Semióticamente hablando el doble visto significa, entre otras cosas, una suspensión del intercambio, una pausa no consensuada entre dos interlocutores. Por eso es por lo que se produce un malestar de baja intensidad en quienes quedan en suspensión, como paralizados, ya que la palabra, si es dialógica, y no meramente informativa, busca al otro, busca cumplir el circuito de la pregunta y la respuesta.

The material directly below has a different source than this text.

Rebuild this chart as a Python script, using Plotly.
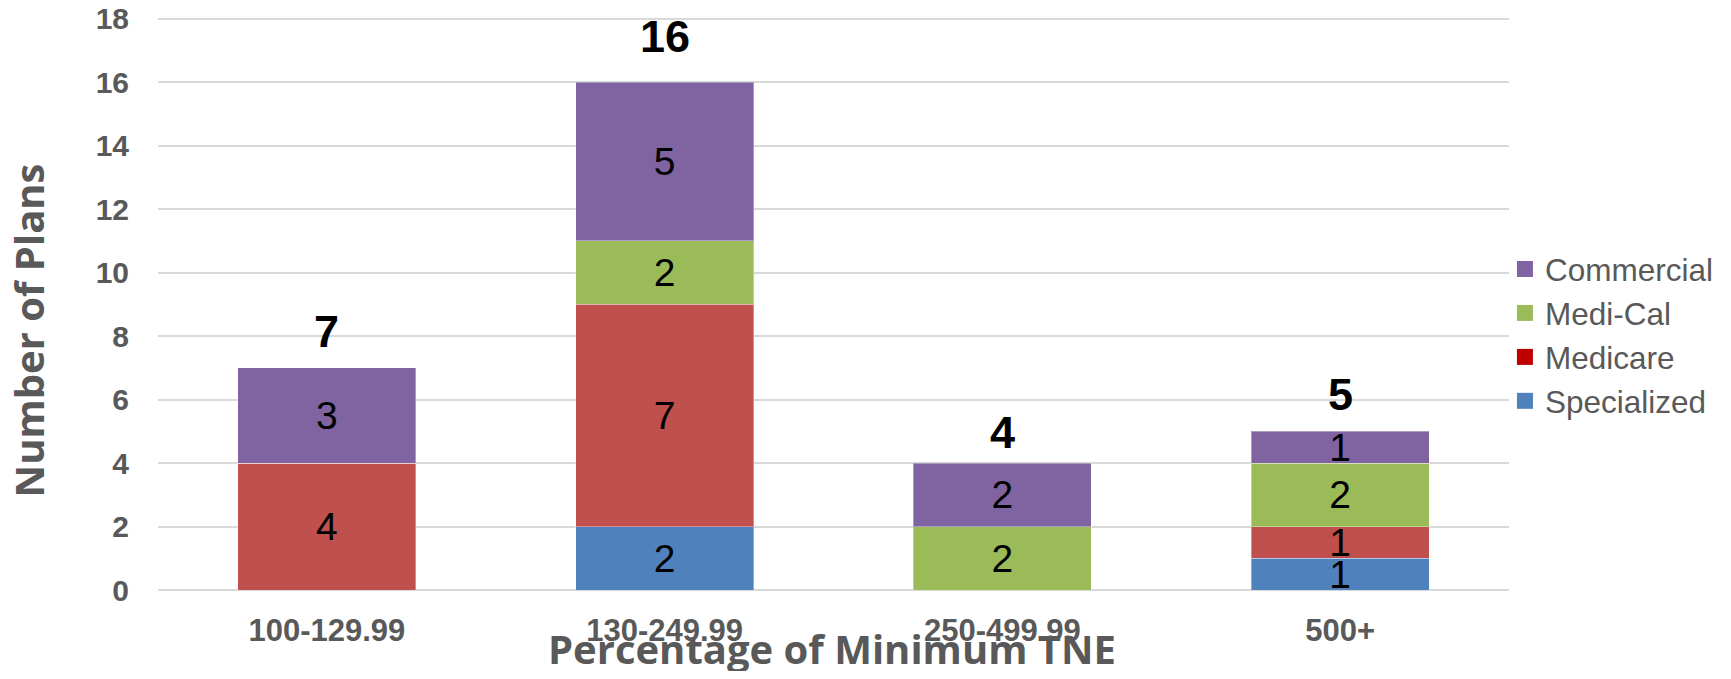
import plotly.graph_objects as go

categories = ["100-129.99", "130-249.99", "250-499.99", "500+"]
specialized = [0, 2, 0, 1]
medicare = [4, 7, 0, 1]
medi_cal = [0, 2, 2, 2]
commercial = [3, 5, 2, 1]

series_names = ["Specialized", "Medicare", "Medi-Cal", "Commercial"]
series_values = [specialized, medicare, medi_cal, commercial]
bar_colors = ["#4F81BD", "#C0504D", "#9BBB59", "#8064A2"]
legend_colors = ["#4F81BD", "#C00000", "#9BBB59", "#8064A2"]

totals = [sum(v) for v in zip(*series_values)]
total_label_offsets = [36, 46, 31, 37]

FONT = "Liberation Sans, Arial, sans-serif"
GRAY = "#595959"

fig = go.Figure()
for name, vals, col in zip(series_names, series_values, bar_colors):
    fig.add_trace(go.Bar(
        x=categories, y=vals, name=name,
        marker=dict(color=col, line=dict(color="rgba(255,255,255,0.35)", width=1)),
        text=[str(v) if v else "" for v in vals],
        textposition="inside", insidetextanchor="middle",
        constraintext="none", textangle=0,
        textfont=dict(family=FONT, size=39, color="black"),
        showlegend=False, hoverinfo="skip",
    ))

for name, col in zip(series_names, legend_colors):
    fig.add_trace(go.Scatter(
        x=[None], y=[None], mode="markers", name=name,
        marker=dict(symbol="square", size=16, color=col),
        showlegend=True,
    ))

for cat, tot, off in zip(categories, totals, total_label_offsets):
    fig.add_annotation(
        x=cat, y=tot, yshift=off, text=str(tot), showarrow=False,
        xanchor="center", yanchor="middle",
        font=dict(family=FONT, size=45, color="black", weight="bold"),
    )

fig.add_annotation(
    xref="paper", yref="paper", x=-0.096, y=0.4536,
    text="Number of Plans", textangle=-90, showarrow=False,
    xanchor="center", yanchor="middle",
    font=dict(family="Open Sans, sans-serif", size=40, color=GRAY, weight="bold"),
)
fig.add_annotation(
    xref="paper", yref="paper", x=0.4989, y=-0.1025,
    text="Percentage of Minimum TNE", showarrow=False,
    xanchor="center", yanchor="middle",
    font=dict(family="Open Sans, sans-serif", size=40, color=GRAY, weight="bold"),
)

# page body has an 8px default margin: size the figure to fit the window
fig.update_layout(
    width=1715, height=663,
    margin=dict(l=150, r=214, t=9, b=81, autoexpand=False),
    barmode="stack", bargap=0.473,
    plot_bgcolor="white", paper_bgcolor="white",
    font=dict(family=FONT, color=GRAY),
    legend=dict(
        x=0.997, y=0.445, xanchor="left", yanchor="middle",
        traceorder="reversed",
        font=dict(family=FONT, size=31.5, color=GRAY),
        bgcolor="rgba(0,0,0,0)",
    ),
    xaxis=dict(
        showgrid=False, showline=False, ticks="", automargin=False,
        tickfont=dict(family=FONT, size=31, color=GRAY, weight="bold"),
        ticklabelstandoff=19,
    ),
    yaxis=dict(
        range=[0, 18.05], tick0=0, dtick=2, showgrid=True, gridcolor="#D9D9D9", gridwidth=1.5,
        zeroline=True, zerolinecolor="#D9D9D9", zerolinewidth=1.5,
        showline=False, ticks="", automargin=False,
        ticklabeloverflow="allow",
        tickfont=dict(family=FONT, size=30, color=GRAY, weight="bold"),
        ticklabelstandoff=28,
    ),
)

fig.write_html("out.html")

Podemos especular que, si hay la costumbre de “comunicarse digitalmente”, especialmente por mensajerías, y el doble visto es una constante entre personas significativas, lo que se irá constituyendo paulatinamente es un deterioro de un principio moral de la comunicación tradicional: la confianza o la veracidad de la reciprocidad inmediata. En ese vacío que se produce por la suspensión de una respuesta inmediata, se introducen las dudas, como: ¿seré importante para la otra persona? ¿serán otras cosas, actividades y ocupaciones más importante que nuestro dialogo? O se irá minando otro valor como el interés y la autoestima: ¿soy una persona a la que dejan esperando sin consecuencias?
Zigmund Bauman ya había adelantado a principios del siglo XXI que vivimos en tiempos de “amores líquidos”, de amores que tienen como pegamento precario el neo narcisismo del Yo contemporáneo aunado a la velocidad de los cambios tecnológicos y capitalistas que todo lo vuelve obsoleto, especialmente las relaciones amorosas. Las actuales relaciones de pareja hipermodernas experimentan la crisis de valores clásicos como la confianza, la fidelidad, la sostenibilidad de la relación. Estos valores se encuentran minados o “amenazadas” por la conectividad extrema de los actores sociales, que hace de las relaciones un mero nodo en la red, un avatar más, un contacto más en una red social entre otras. La conectividad multiplica los encuentros imaginarios entre las personas, proliferan los comentarios en todos los sentidos, los contactos se permutan incesantemente, las “amistades” aparecen desde el anonimato o desde la popularidad, y al mismo tiempo, surgirán para una pareja las sospechas, los celos, las atracciones cruzadas, el estoqueo, los comentarios insidiosos, entre otras especies morales de la conectividad contemporánea.